▶ **Work required**
Return all entries precisely as they stand, without the images.

▶ **Exercise material**
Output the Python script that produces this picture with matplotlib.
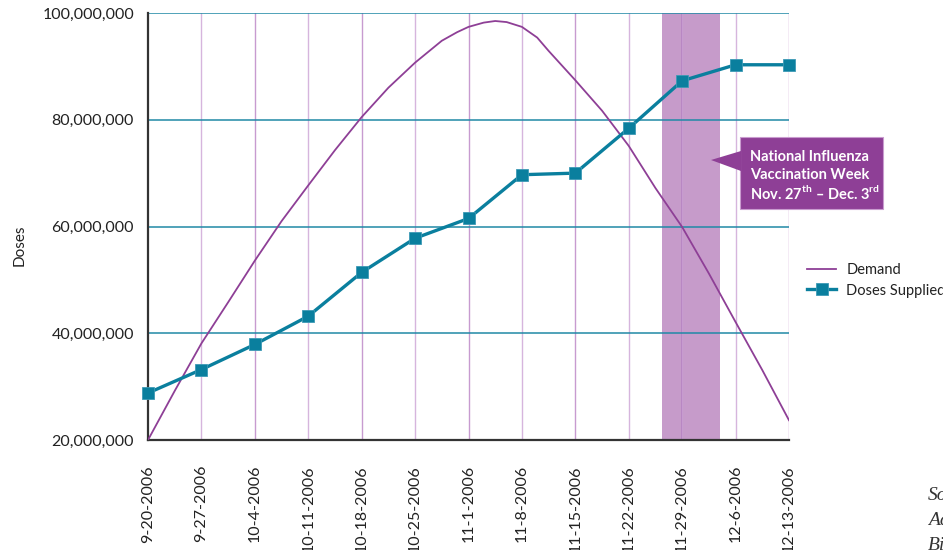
import matplotlib
matplotlib.use("Agg")
import matplotlib.pyplot as plt
import matplotlib.patches as mpatches
import pandas as pd
import numpy as np

plt.rcParams["font.family"] = ["Lato", "DejaVu Sans"]
plt.rcParams["mathtext.fontset"] = "custom"
plt.rcParams["mathtext.rm"] = "Lato"
plt.rcParams["mathtext.bf"] = "Lato:bold"

# Weekly reporting dates and cumulative doses supplied
week_labels = ["9-20-2006", "9-27-2006", "10-4-2006", "10-11-2006", "10-18-2006",
               "10-25-2006", "11-1-2006", "11-8-2006", "11-15-2006", "11-22-2006",
               "11-29-2006", "12-6-2006", "12-13-2006"]
doses_supplied = [28.8e6, 33.2e6, 37.9e6, 43.2e6, 51.4e6, 57.8e6, 61.5e6,
                  69.7e6, 70.0e6, 78.4e6, 87.3e6, 90.3e6, 90.3e6]

# Demand curve, sampled every half week (days after 9-20-2006)
demand_days = [0, 3.5, 7, 10.5, 14, 17.5, 21, 24.5, 28, 31.5, 35, 38.5, 40.5, 42,
               44, 45.5, 47, 49, 51, 52.5, 56, 59.5, 63, 66.5, 70, 73.5, 77, 80.5, 84]
demand = [20.0e6, 29.2e6, 38.1e6, 45.8e6, 53.6e6, 61.0e6, 67.7e6, 74.3e6, 80.5e6,
          86.0e6, 90.7e6, 94.8e6, 96.4e6, 97.4e6, 98.2e6, 98.5e6, 98.3e6, 97.4e6,
          95.4e6, 92.9e6, 87.4e6, 81.7e6, 75.1e6, 67.2e6, 59.9e6, 51.2e6, 42.1e6,
          33.1e6, 23.7e6]

y_ticks = [20e6, 40e6, 60e6, 80e6, 100e6]

# National Influenza Vaccination Week shading
band_start = "2006-11-26 09:00"
band_end = "2006-12-04 00:00"

start = pd.Timestamp("2006-09-20")
week_days = [(pd.to_datetime(s, format="%m-%d-%Y") - start).days for s in week_labels]
band = [(pd.Timestamp(band_start) - start) / pd.Timedelta(days=1),
        (pd.Timestamp(band_end) - start) / pd.Timedelta(days=1)]

teal = "#0a7f9e"
purple = "#8e3f96"

fig = plt.figure(figsize=(9.43, 5.5), dpi=100)
ax = fig.add_axes([148 / 943, 110 / 550, 641 / 943, 427 / 550])

ax.set_xlim(week_days[0], week_days[-1])
ax.set_ylim(y_ticks[0], y_ticks[-1])

# Grid: purple verticals on each week, teal horizontals
for i, d in enumerate(week_days[1:], start=1):
    ax.axvline(d, color="#c79bd0" if i % 2 == 0 else "#d6b5dd", lw=1.0, zorder=1)
for yv in y_ticks[1:]:
    ax.axhline(yv, color="#2089a6", lw=1.1, zorder=1)

ax.axvspan(band[0], band[1], color="#c69bca", zorder=0.5, lw=0)
ax.axvline(week_days[10], color="#b27fbf", lw=1.2, zorder=0.6)

ax.plot(demand_days, demand, color=purple, lw=1.3, zorder=3, label="Demand")
ax.plot(week_days, doses_supplied, color=teal, lw=2.4, marker="s", markersize=8,
        markeredgecolor="#3d9ab5", markeredgewidth=0.6, zorder=4, clip_on=False,
        label="Doses Supplied")

for s in ["top", "right"]:
    ax.spines[s].set_visible(False)
ax.spines["left"].set_color("#333333")
ax.spines["left"].set_linewidth(1.6)
ax.spines["bottom"].set_color("#333333")
ax.spines["bottom"].set_linewidth(1.6)

ax.set_yticks(y_ticks)
ax.set_yticklabels([f"{int(v):,}" for v in y_ticks], fontsize=11.5, color="#222222")
ax.set_xticks(week_days)
ax.set_xticklabels(week_labels, rotation=90, fontsize=11.5, color="#222222",
                   va="top", ha="center")
ax.tick_params(axis="y", length=0, pad=10)
ax.tick_params(axis="x", length=0, pad=18)
ax.set_ylabel("Doses", fontsize=11, color="#222222")
ax.yaxis.set_label_coords(-0.19, 0.455)

leg = ax.legend(loc="upper left", bbox_to_anchor=(807 / 943, 1 - 263 / 550),
                bbox_transform=fig.transFigure, frameon=False, fontsize=10.5,
                handlelength=2.0, handletextpad=0.7, labelspacing=0.45,
                borderaxespad=0, borderpad=0)
for t in leg.get_texts():
    t.set_color("#222222")

# Callout box with pointer
def fx(px):
    return px / 943

def fy(py):
    return 1 - py / 550

box = mpatches.Rectangle((fx(740), fy(209)), fx(883) - fx(740), fy(137) - fy(209),
                         transform=fig.transFigure, facecolor=purple,
                         edgecolor="#c99ccf", lw=0.8, zorder=5)
fig.patches.append(box)
tri = mpatches.Polygon([(fx(711), fy(160)), (fx(741), fy(151)), (fx(741), fy(171))],
                       closed=True, transform=fig.transFigure, facecolor=purple,
                       edgecolor="none", zorder=5)
fig.patches.append(tri)
callout = ["National Influenza", "Vaccination Week",
           r"Nov. 27$^{\mathbf{th}}$ – Dec. 3$^{\mathbf{rd}}$"]
for i, line in enumerate(callout):
    fig.text(fx(750), fy(157 + 18 * i), line, color="white", fontsize=10.5,
             fontweight="bold", va="center", ha="left", zorder=6)

# Source note
src_lines = ["Source:", "Adapted from", "Biologics"]
for i, line in enumerate(src_lines):
    fig.text(fx(928), fy(495 + 25 * i), line, fontsize=14, style="italic",
             family=["Liberation Serif"], color="#333333", va="center", ha="left")

fig.savefig("out.png", dpi=100)
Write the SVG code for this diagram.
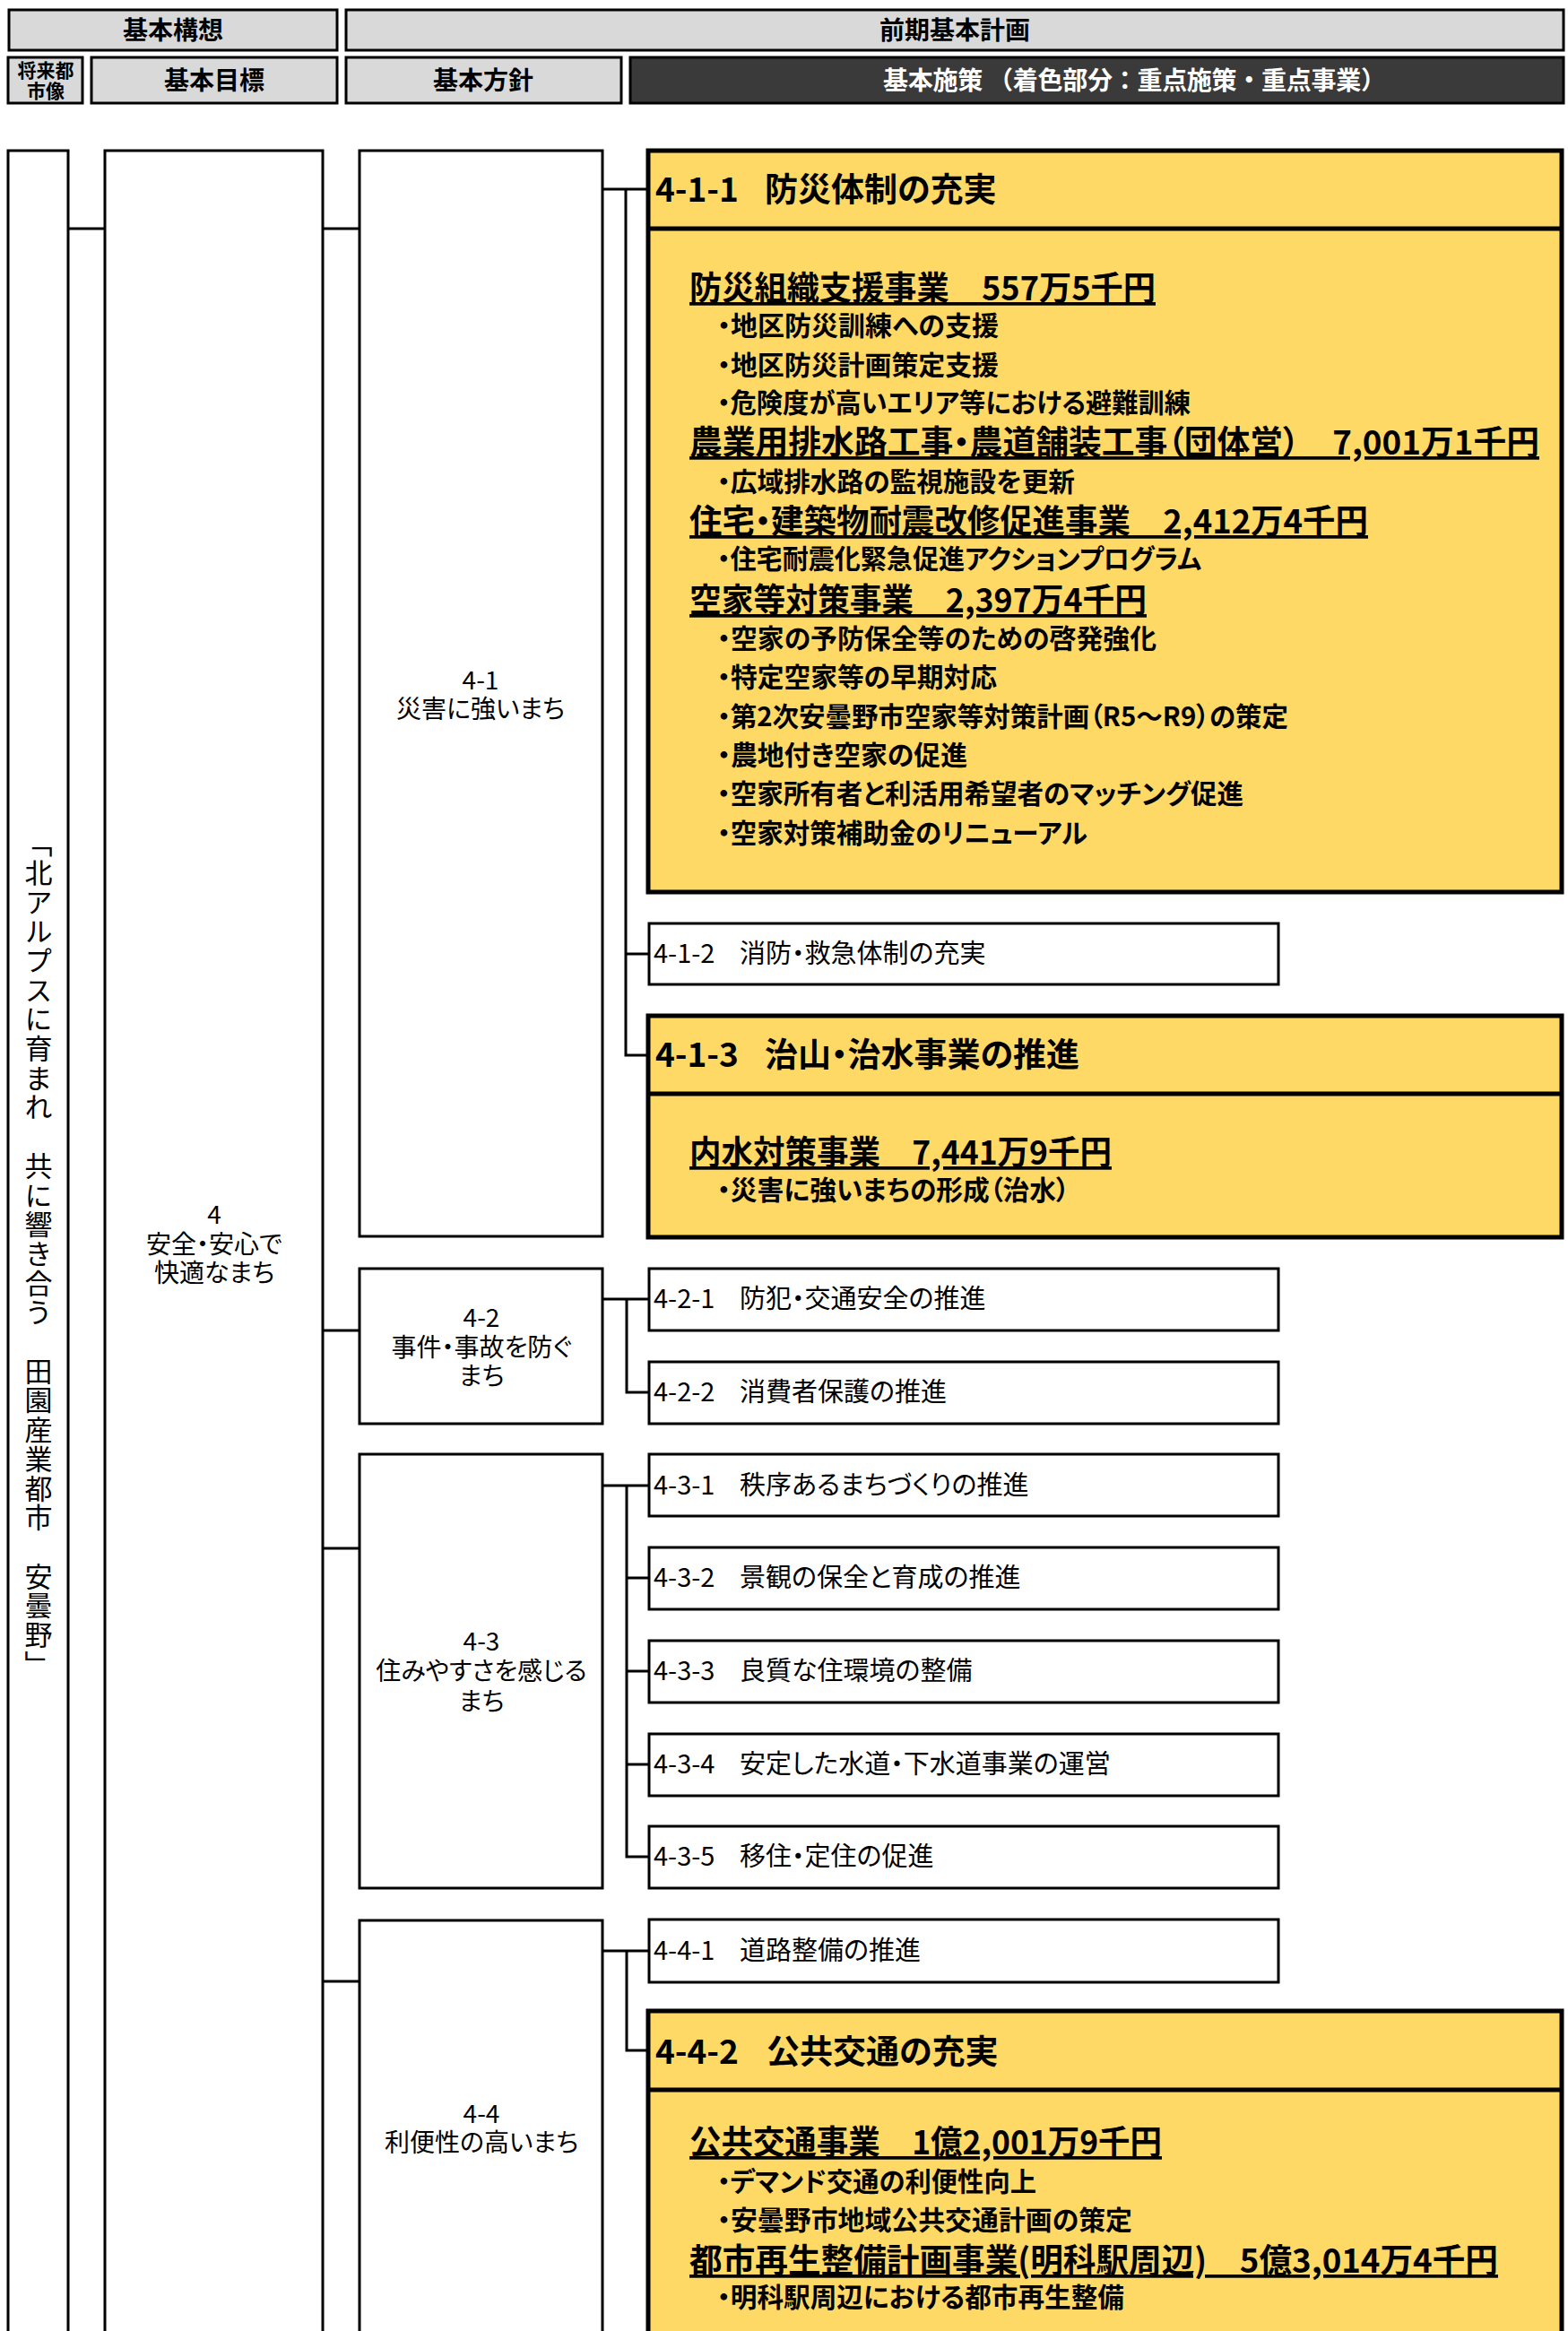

▶ **Complete output**
Output the Python script that produces this picture with matplotlib.
import matplotlib
matplotlib.use("Agg")
import matplotlib.pyplot as plt
import matplotlib.patches as mpatches
import pandas as pd
import numpy as np

plt.rcParams["font.family"] = ["Lato", "DejaVu Sans"]
plt.rcParams["mathtext.fontset"] = "custom"
plt.rcParams["mathtext.rm"] = "Lato"
plt.rcParams["mathtext.bf"] = "Lato:bold"

# Weekly reporting dates and cumulative doses supplied
week_labels = ["9-20-2006", "9-27-2006", "10-4-2006", "10-11-2006", "10-18-2006",
               "10-25-2006", "11-1-2006", "11-8-2006", "11-15-2006", "11-22-2006",
               "11-29-2006", "12-6-2006", "12-13-2006"]
doses_supplied = [28.8e6, 33.2e6, 37.9e6, 43.2e6, 51.4e6, 57.8e6, 61.5e6,
                  69.7e6, 70.0e6, 78.4e6, 87.3e6, 90.3e6, 90.3e6]

# Demand curve, sampled every half week (days after 9-20-2006)
demand_days = [0, 3.5, 7, 10.5, 14, 17.5, 21, 24.5, 28, 31.5, 35, 38.5, 40.5, 42,
               44, 45.5, 47, 49, 51, 52.5, 56, 59.5, 63, 66.5, 70, 73.5, 77, 80.5, 84]
demand = [20.0e6, 29.2e6, 38.1e6, 45.8e6, 53.6e6, 61.0e6, 67.7e6, 74.3e6, 80.5e6,
          86.0e6, 90.7e6, 94.8e6, 96.4e6, 97.4e6, 98.2e6, 98.5e6, 98.3e6, 97.4e6,
          95.4e6, 92.9e6, 87.4e6, 81.7e6, 75.1e6, 67.2e6, 59.9e6, 51.2e6, 42.1e6,
          33.1e6, 23.7e6]

y_ticks = [20e6, 40e6, 60e6, 80e6, 100e6]

# National Influenza Vaccination Week shading
band_start = "2006-11-26 09:00"
band_end = "2006-12-04 00:00"

start = pd.Timestamp("2006-09-20")
week_days = [(pd.to_datetime(s, format="%m-%d-%Y") - start).days for s in week_labels]
band = [(pd.Timestamp(band_start) - start) / pd.Timedelta(days=1),
        (pd.Timestamp(band_end) - start) / pd.Timedelta(days=1)]

teal = "#0a7f9e"
purple = "#8e3f96"

fig = plt.figure(figsize=(9.43, 5.5), dpi=100)
ax = fig.add_axes([148 / 943, 110 / 550, 641 / 943, 427 / 550])

ax.set_xlim(week_days[0], week_days[-1])
ax.set_ylim(y_ticks[0], y_ticks[-1])

# Grid: purple verticals on each week, teal horizontals
for i, d in enumerate(week_days[1:], start=1):
    ax.axvline(d, color="#c79bd0" if i % 2 == 0 else "#d6b5dd", lw=1.0, zorder=1)
for yv in y_ticks[1:]:
    ax.axhline(yv, color="#2089a6", lw=1.1, zorder=1)

ax.axvspan(band[0], band[1], color="#c69bca", zorder=0.5, lw=0)
ax.axvline(week_days[10], color="#b27fbf", lw=1.2, zorder=0.6)

ax.plot(demand_days, demand, color=purple, lw=1.3, zorder=3, label="Demand")
ax.plot(week_days, doses_supplied, color=teal, lw=2.4, marker="s", markersize=8,
        markeredgecolor="#3d9ab5", markeredgewidth=0.6, zorder=4, clip_on=False,
        label="Doses Supplied")

for s in ["top", "right"]:
    ax.spines[s].set_visible(False)
ax.spines["left"].set_color("#333333")
ax.spines["left"].set_linewidth(1.6)
ax.spines["bottom"].set_color("#333333")
ax.spines["bottom"].set_linewidth(1.6)

ax.set_yticks(y_ticks)
ax.set_yticklabels([f"{int(v):,}" for v in y_ticks], fontsize=11.5, color="#222222")
ax.set_xticks(week_days)
ax.set_xticklabels(week_labels, rotation=90, fontsize=11.5, color="#222222",
                   va="top", ha="center")
ax.tick_params(axis="y", length=0, pad=10)
ax.tick_params(axis="x", length=0, pad=18)
ax.set_ylabel("Doses", fontsize=11, color="#222222")
ax.yaxis.set_label_coords(-0.19, 0.455)

leg = ax.legend(loc="upper left", bbox_to_anchor=(807 / 943, 1 - 263 / 550),
                bbox_transform=fig.transFigure, frameon=False, fontsize=10.5,
                handlelength=2.0, handletextpad=0.7, labelspacing=0.45,
                borderaxespad=0, borderpad=0)
for t in leg.get_texts():
    t.set_color("#222222")

# Callout box with pointer
def fx(px):
    return px / 943

def fy(py):
    return 1 - py / 550

box = mpatches.Rectangle((fx(740), fy(209)), fx(883) - fx(740), fy(137) - fy(209),
                         transform=fig.transFigure, facecolor=purple,
                         edgecolor="#c99ccf", lw=0.8, zorder=5)
fig.patches.append(box)
tri = mpatches.Polygon([(fx(711), fy(160)), (fx(741), fy(151)), (fx(741), fy(171))],
                       closed=True, transform=fig.transFigure, facecolor=purple,
                       edgecolor="none", zorder=5)
fig.patches.append(tri)
callout = ["National Influenza", "Vaccination Week",
           r"Nov. 27$^{\mathbf{th}}$ – Dec. 3$^{\mathbf{rd}}$"]
for i, line in enumerate(callout):
    fig.text(fx(750), fy(157 + 18 * i), line, color="white", fontsize=10.5,
             fontweight="bold", va="center", ha="left", zorder=6)

# Source note
src_lines = ["Source:", "Adapted from", "Biologics"]
for i, line in enumerate(src_lines):
    fig.text(fx(928), fy(495 + 25 * i), line, fontsize=14, style="italic",
             family=["Liberation Serif"], color="#333333", va="center", ha="left")

fig.savefig("out.png", dpi=100)
Write the SVG code for this diagram.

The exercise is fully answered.